WORK TO BE COMPLETED:
Leaving out the pictures, retype the lines from the beginning of the listing through the line containing "from bokeh.resources import INLINE".

DATA SECTION:
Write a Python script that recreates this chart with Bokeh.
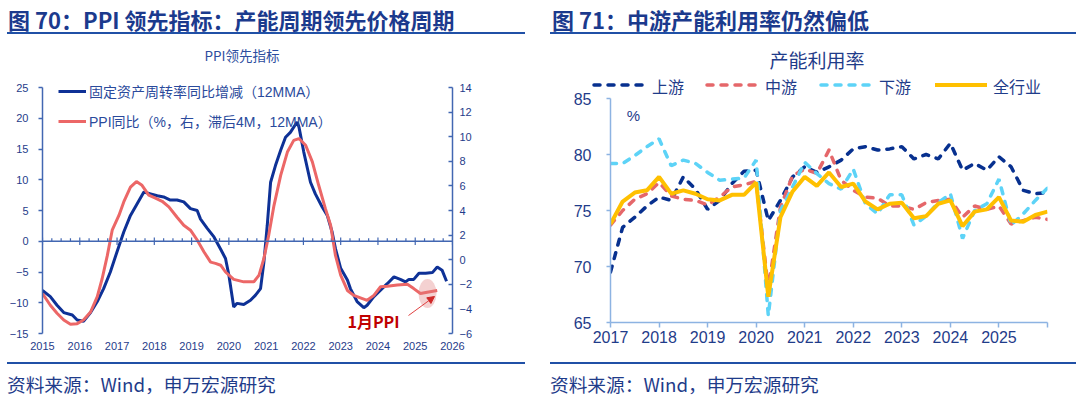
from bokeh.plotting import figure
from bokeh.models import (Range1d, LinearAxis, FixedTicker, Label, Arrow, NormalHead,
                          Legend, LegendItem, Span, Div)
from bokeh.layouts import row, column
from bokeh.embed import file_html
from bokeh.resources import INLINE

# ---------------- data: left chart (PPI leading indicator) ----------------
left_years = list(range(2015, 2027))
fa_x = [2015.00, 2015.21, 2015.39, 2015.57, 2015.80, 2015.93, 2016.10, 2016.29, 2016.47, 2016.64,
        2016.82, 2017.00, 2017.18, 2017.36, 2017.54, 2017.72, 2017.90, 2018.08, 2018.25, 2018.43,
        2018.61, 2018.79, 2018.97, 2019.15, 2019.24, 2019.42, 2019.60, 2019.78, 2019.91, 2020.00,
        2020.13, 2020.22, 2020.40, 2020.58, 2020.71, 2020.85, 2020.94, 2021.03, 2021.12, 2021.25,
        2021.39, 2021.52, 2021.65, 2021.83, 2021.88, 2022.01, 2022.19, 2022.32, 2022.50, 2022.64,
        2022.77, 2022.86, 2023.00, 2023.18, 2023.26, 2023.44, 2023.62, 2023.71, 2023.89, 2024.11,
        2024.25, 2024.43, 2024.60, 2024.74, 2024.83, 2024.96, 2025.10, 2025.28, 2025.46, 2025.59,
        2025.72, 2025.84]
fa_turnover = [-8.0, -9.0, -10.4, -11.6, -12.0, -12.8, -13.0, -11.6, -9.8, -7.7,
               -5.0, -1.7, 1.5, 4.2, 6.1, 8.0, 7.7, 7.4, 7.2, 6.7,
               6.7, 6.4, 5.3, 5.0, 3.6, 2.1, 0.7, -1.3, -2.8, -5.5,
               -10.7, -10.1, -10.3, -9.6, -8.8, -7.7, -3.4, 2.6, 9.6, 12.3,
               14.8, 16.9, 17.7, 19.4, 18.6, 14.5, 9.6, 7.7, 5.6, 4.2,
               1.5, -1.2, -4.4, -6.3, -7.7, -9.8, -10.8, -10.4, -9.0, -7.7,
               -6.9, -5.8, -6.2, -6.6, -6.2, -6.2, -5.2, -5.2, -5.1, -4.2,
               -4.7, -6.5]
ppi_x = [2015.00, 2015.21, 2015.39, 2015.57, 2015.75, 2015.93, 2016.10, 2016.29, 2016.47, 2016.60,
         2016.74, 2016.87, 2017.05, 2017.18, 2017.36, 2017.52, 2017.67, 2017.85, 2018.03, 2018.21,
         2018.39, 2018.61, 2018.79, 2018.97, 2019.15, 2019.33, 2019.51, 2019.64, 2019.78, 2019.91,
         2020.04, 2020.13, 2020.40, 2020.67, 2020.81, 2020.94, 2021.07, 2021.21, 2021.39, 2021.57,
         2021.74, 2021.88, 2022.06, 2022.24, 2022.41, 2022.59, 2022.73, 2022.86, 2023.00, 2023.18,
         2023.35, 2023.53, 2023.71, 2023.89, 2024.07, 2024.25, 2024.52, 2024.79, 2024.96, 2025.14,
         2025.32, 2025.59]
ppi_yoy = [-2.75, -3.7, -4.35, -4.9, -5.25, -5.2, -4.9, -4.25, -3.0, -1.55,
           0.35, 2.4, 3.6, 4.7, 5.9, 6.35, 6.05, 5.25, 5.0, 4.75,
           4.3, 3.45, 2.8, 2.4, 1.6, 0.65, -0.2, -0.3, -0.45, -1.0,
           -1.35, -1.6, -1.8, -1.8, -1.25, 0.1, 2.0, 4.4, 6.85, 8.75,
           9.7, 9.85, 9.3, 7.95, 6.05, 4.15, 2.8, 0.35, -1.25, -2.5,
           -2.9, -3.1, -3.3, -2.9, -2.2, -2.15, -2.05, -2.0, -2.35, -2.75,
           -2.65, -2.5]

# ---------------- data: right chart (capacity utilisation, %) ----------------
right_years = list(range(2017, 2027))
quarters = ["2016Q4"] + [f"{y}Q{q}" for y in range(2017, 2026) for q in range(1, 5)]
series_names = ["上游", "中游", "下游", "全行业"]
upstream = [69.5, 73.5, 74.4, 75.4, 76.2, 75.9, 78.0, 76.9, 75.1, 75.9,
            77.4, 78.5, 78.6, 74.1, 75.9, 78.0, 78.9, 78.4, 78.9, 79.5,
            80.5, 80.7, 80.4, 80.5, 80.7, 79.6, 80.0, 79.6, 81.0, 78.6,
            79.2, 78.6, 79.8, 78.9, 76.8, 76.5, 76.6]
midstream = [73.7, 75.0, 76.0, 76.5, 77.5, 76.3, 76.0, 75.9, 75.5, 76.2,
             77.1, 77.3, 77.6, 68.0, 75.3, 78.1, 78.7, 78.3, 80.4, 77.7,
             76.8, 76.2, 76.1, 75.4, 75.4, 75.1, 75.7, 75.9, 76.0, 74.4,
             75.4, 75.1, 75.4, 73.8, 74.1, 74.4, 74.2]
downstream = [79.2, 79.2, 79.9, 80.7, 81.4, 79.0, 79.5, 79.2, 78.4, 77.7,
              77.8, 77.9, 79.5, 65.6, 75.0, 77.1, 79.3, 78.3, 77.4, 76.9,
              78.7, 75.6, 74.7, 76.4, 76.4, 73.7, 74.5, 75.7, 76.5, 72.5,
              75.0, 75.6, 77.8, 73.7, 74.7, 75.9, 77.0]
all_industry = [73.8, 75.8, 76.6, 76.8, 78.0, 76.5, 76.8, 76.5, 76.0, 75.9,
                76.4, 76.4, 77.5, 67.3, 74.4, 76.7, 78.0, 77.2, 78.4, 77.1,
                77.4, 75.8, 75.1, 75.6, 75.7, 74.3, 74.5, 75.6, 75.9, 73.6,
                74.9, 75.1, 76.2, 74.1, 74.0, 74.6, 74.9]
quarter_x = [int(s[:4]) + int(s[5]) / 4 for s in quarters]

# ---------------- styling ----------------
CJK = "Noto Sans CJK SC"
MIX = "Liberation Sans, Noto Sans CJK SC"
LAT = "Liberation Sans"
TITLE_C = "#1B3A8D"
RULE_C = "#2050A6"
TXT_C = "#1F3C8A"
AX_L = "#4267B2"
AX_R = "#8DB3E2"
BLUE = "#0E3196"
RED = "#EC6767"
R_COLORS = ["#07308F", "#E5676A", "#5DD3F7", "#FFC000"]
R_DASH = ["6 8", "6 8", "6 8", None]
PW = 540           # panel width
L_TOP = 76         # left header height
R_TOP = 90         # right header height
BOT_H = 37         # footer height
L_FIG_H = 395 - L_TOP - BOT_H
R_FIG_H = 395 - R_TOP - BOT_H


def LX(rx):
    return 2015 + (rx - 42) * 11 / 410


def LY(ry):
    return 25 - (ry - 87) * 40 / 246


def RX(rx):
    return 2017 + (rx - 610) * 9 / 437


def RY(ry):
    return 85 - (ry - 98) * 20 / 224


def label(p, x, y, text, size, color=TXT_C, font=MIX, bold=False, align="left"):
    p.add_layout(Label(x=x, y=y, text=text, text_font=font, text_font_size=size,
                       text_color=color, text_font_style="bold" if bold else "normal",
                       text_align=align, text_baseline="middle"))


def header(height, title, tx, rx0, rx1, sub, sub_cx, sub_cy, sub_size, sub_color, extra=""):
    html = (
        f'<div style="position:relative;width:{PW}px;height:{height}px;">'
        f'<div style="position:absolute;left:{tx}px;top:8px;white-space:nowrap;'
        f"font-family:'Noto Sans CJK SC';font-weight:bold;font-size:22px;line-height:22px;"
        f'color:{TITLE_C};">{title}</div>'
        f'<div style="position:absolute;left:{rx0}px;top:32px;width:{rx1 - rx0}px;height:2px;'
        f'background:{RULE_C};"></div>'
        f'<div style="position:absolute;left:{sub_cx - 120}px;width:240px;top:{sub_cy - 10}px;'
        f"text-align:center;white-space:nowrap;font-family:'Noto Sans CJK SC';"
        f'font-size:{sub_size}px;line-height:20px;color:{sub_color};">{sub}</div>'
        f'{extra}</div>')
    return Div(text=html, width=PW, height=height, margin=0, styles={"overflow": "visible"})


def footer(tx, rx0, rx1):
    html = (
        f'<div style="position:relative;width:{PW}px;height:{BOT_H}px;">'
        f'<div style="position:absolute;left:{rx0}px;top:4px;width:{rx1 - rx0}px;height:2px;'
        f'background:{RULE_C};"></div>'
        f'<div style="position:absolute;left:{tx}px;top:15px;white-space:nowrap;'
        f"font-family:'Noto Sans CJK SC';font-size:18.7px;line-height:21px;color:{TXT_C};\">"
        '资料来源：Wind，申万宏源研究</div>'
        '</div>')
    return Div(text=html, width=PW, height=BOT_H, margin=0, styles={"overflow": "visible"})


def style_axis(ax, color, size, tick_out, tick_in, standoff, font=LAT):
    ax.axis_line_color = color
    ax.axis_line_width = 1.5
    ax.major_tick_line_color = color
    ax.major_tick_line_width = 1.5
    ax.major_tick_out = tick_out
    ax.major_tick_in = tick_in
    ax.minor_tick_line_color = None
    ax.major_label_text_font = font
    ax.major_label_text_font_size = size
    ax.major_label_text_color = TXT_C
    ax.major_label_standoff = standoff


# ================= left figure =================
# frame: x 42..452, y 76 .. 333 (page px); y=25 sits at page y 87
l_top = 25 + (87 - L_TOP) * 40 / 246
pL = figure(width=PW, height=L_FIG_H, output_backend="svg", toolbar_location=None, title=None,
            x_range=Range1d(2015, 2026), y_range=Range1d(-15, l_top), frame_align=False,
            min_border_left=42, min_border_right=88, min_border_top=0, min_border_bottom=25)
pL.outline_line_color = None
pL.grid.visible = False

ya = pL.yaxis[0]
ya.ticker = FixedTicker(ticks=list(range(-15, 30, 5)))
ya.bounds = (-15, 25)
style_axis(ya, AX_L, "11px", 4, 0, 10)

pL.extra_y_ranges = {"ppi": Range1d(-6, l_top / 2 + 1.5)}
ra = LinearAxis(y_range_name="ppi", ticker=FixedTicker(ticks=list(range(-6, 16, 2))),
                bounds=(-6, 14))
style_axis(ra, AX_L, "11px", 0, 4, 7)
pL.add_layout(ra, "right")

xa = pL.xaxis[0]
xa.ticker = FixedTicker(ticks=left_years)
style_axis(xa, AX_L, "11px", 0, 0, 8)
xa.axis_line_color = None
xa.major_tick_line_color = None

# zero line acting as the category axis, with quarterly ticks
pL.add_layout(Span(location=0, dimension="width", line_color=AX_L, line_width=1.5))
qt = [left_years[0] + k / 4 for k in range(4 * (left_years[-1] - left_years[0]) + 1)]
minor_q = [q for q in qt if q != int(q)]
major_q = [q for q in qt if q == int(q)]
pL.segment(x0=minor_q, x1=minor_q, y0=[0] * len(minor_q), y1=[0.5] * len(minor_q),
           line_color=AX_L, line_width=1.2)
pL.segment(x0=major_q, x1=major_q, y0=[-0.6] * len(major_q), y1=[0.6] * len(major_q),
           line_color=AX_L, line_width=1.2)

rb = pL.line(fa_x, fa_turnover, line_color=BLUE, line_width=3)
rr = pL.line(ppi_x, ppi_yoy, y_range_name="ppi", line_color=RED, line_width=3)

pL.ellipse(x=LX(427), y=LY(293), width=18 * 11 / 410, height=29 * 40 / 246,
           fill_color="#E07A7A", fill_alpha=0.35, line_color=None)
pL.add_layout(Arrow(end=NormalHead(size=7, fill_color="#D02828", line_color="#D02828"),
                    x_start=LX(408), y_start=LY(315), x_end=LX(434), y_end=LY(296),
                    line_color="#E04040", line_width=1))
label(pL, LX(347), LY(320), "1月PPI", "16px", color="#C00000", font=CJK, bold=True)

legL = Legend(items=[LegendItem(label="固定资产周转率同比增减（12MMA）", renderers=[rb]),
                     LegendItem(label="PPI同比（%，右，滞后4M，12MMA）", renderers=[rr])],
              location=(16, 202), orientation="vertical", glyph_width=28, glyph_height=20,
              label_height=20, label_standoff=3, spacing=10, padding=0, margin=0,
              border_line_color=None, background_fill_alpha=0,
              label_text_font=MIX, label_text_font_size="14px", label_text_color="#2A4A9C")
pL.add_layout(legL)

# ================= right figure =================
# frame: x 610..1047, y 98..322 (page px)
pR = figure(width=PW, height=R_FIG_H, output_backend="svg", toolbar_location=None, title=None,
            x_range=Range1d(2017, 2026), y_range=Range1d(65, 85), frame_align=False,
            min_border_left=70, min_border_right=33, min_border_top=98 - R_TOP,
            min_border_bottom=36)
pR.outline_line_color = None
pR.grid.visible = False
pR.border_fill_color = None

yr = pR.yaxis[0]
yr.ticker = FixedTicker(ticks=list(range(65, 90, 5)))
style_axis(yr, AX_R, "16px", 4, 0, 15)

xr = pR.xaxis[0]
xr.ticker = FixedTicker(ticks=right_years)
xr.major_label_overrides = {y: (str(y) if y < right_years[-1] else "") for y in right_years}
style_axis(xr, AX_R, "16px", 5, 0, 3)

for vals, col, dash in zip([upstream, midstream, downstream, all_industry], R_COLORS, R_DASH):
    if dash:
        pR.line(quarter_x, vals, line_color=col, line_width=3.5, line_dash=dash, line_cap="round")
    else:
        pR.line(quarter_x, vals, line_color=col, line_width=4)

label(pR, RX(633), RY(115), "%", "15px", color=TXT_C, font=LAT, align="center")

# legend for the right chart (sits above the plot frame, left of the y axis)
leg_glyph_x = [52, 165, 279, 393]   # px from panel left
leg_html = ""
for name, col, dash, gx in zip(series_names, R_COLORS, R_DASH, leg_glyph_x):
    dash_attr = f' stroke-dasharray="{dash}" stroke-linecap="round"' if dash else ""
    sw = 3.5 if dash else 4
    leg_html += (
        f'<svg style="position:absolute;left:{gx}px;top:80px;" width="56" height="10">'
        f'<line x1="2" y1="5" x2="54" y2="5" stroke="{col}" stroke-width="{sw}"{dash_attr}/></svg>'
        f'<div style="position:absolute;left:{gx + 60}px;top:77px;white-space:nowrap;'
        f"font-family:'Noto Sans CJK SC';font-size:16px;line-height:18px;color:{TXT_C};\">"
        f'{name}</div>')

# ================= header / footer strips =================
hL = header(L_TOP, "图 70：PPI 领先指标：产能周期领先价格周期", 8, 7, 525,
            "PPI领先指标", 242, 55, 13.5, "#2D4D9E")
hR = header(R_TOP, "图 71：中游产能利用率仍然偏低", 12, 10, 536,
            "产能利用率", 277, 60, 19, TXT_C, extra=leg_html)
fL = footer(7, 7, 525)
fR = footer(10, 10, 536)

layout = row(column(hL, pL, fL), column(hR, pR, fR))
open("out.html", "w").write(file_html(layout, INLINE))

TASK OUTPUT:
Write a Python script that recreates this chart with Bokeh.
from bokeh.plotting import figure
from bokeh.models import (Range1d, LinearAxis, FixedTicker, Label, Arrow, NormalHead,
                          Legend, LegendItem, Span, Div)
from bokeh.layouts import row, column
from bokeh.embed import file_html
from bokeh.resources import INLINE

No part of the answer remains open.